Economists dispute Laffer's link between Reagan tax cuts and recession
CBO: 1982 recession “brought on by monetary restriction,” interest rate drop “permitted the recovery to begin.” An August 1983 Congressional Budget Office report, titled “The Economic and Budget Outlook: An Update,” concluded:
The Economy At Mid-1983
Recovery started in December 1982 from the deepest postwar recession, the second of two since 1980. Both recessions were brought on by monetary restriction aimed at bringing inflation under control. Lower interest rates after mid-1982 permitted the recovery to begin. Real GNP grew at a 2.6 percent annual rate in the first quarter and at an 8.7 percent annual rate in the second quarter of 1983.
The report also concluded: “A dramatic decline in inflation, a fall in interest rates from levels that were extraordinarily high to levels that are merely high, and the stock market boom have contributed to the improvement in economic conditions.”
Reagan official Mussa links interest rate changes to recession recovery. Michael Mussa, a member of Reagan's Council of Economic Advisers, in an essay for American Economic Policy in the 1980s (University of Chicago Press, 1995), wrote that a “consequence” of the Federal Reserve's “very tight monetary policy” in the early 1980s led to a “deep and prolonged recession”:
The second and ultimately successful effort to combat inflation during the 1980s really began, appropriately enough, on 4 November 1980 -- two years after the dollar stabilization crisis of 1978 and on the day that Ronald Wilson Reagan was elected president of the United States. For twenty-one months, until August 1982, the Federal Reserve would consistently pursue a very tight monetary policy. As a consequence of this effort, the inflation rate would be driven down from 12.4 percent during 1980 to 3.9 percent during 1982. The U.S. economy would also be pushed into a deep a prolonged recession during which real GDP would fall absolutely by 3.3 percent and the unemployment rate would rise to a postwar peak of 10.8 percent.

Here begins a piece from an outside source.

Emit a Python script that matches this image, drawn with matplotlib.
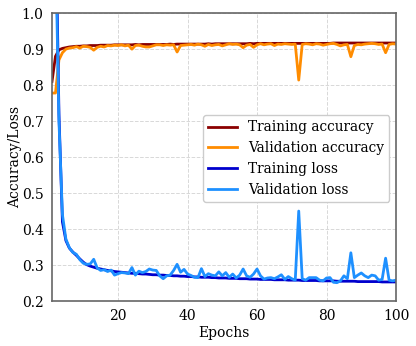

Mussa also wrote that when the Federal Reserve cut the discount rate a half percentage point on July 20, 1982, it “signal[ed] the beginning of what would become a four-and-a-half-year period of quite rapid monetary expansion. During this period, interest rates, both short and long term, would be driven significantly lower, and the U.S. economy would substantially recover from the devastation of both inflation and recession.”
Krugman: Fed “turned the economy around” by reducing interest rates. In a January 14, 2008,Rolling Stone article headlined “Letter to Obama,” Nobel laureate Paul Krugman wrote:
Compare the situation right now with the one back in the 1980s, when [Paul] Volcker [then chairman of the Federal Reserve] turned the economy around. All the Fed had to do back then was print a bunch of dollars (OK, it actually credited the money to the accounts of private banks, but it amounts to the same thing) and then use those dollars to buy up U.S. government debt. This drove interest rates down: When Volcker decided that the economy needed a pick-me-up, he was quickly able to drive the interest rate on Treasury bills from 13 percent down to eight percent. Lower interest rates on government debt, in turn, quickly drove down rates on mortgages and business borrowing. People started spending again, and within a few months the economy had gone from slump to boom. Economists call this process -- from the Fed's decision to print more money to the resulting pickup in spending, jobs and incomes -- the “monetary transmission mechanism.” And in the 1980s that mechanism worked just fine.
Interest rate movement tracks economists' statements. The recession to which Laffer referred began in July 1981 and ended in November 1982. The federal funds rate peaked at 20 percent in late May 1981 and dropped to 9.5 percent by mid-October 1982, while the discount rate peaked at 14 percent in early May 1981 and dropped to 9.5 percent in mid-October 1982.